An interesting post. I'd suggest the answer to your first question is that you do both: you judge the work on its own terms first, then you judge the terms.

I am also fascinated by context - and the question of how much it's possible for a critic to get under the skin of a different culture (which may be a foreign culture, a more middle-class culture, the culture of a specific interest group, etc). As a critic, I often feel like a cultural anthropologist discovering what animates different groups of people watching shows that were not necessarily created with someone like me in mind.

Also problematic is the critic's own personal context - the context they bring with them to each show. Take this review of Rantin': http://www.theguardian.com/stage/2014/feb/02/rantin-national-theatre-scotland-review (which I see you've already commented on). Here, Clare Brennan makes the observation that "Nothing fundamental about them – or their situations – would be different if they were relocated to England, Wales, Ireland (north or south), or some other European country."

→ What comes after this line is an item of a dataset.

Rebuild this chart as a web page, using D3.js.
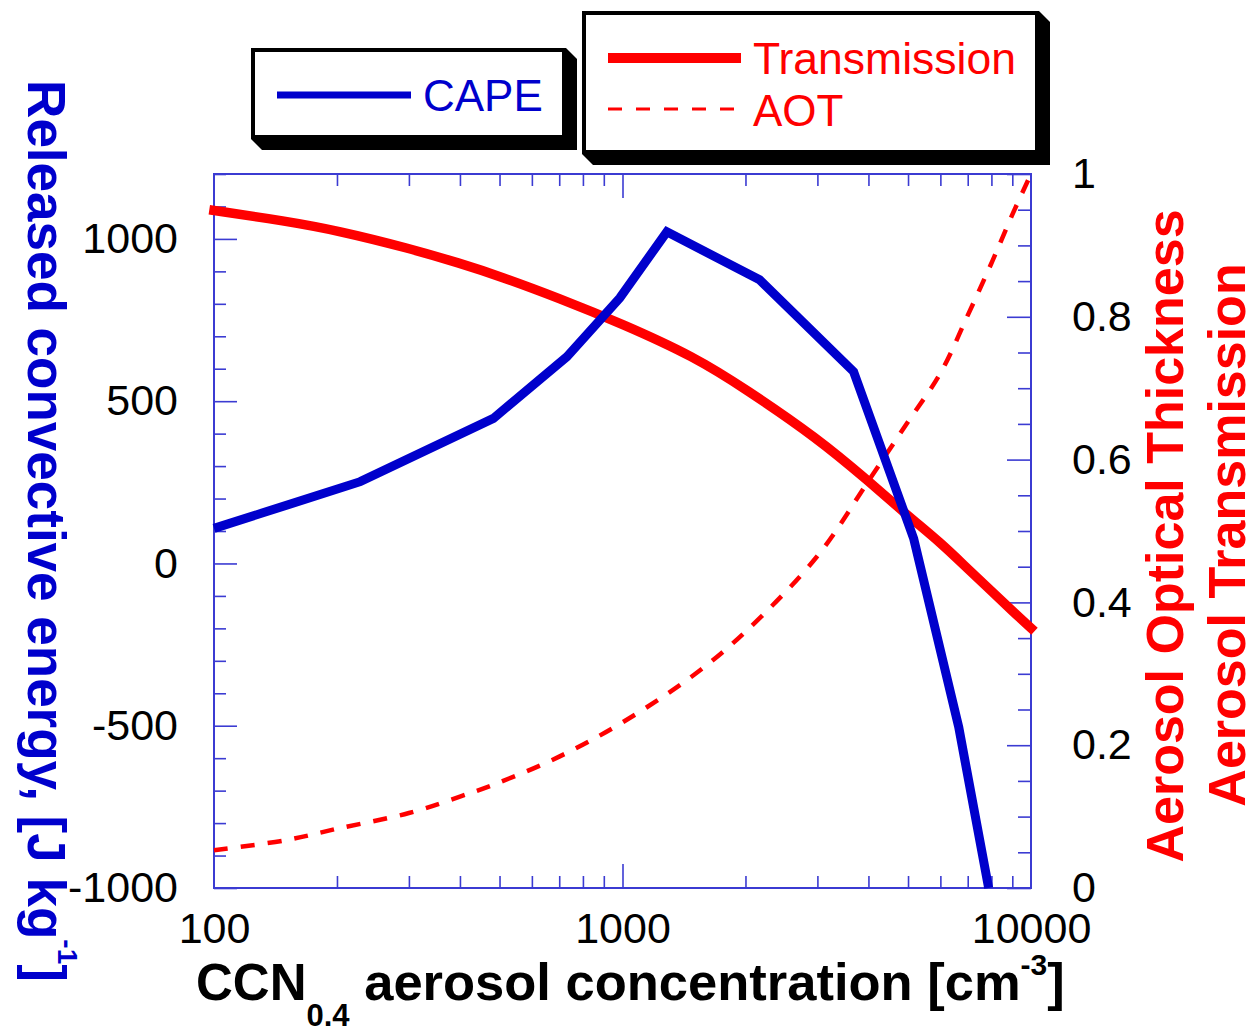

From Clare's point of view, as a critic based in England travelling to see a show in Scotland, that's a valid observation to make. As an outsider, she was in search of a show that was distinctively about Scotland. She was disappointed that it wasn't distinctive enough.

But for me, as a critic based in Scotland, it would be odd to object to a play on the basis that it could also have been relevant in a different county. Why would I care? All I care about is its relevance to me in Scotland. I didn't need it to be uniquely Scottish.

I'm not trying to say that makes me right and Clare wrong - just that our perspectives are different. But I think you're right to raise the question about critics as they travel, because if any of us simply takes the same set of values from the place we live and applies them to a different context, the chances are we will misunderstand the work we find.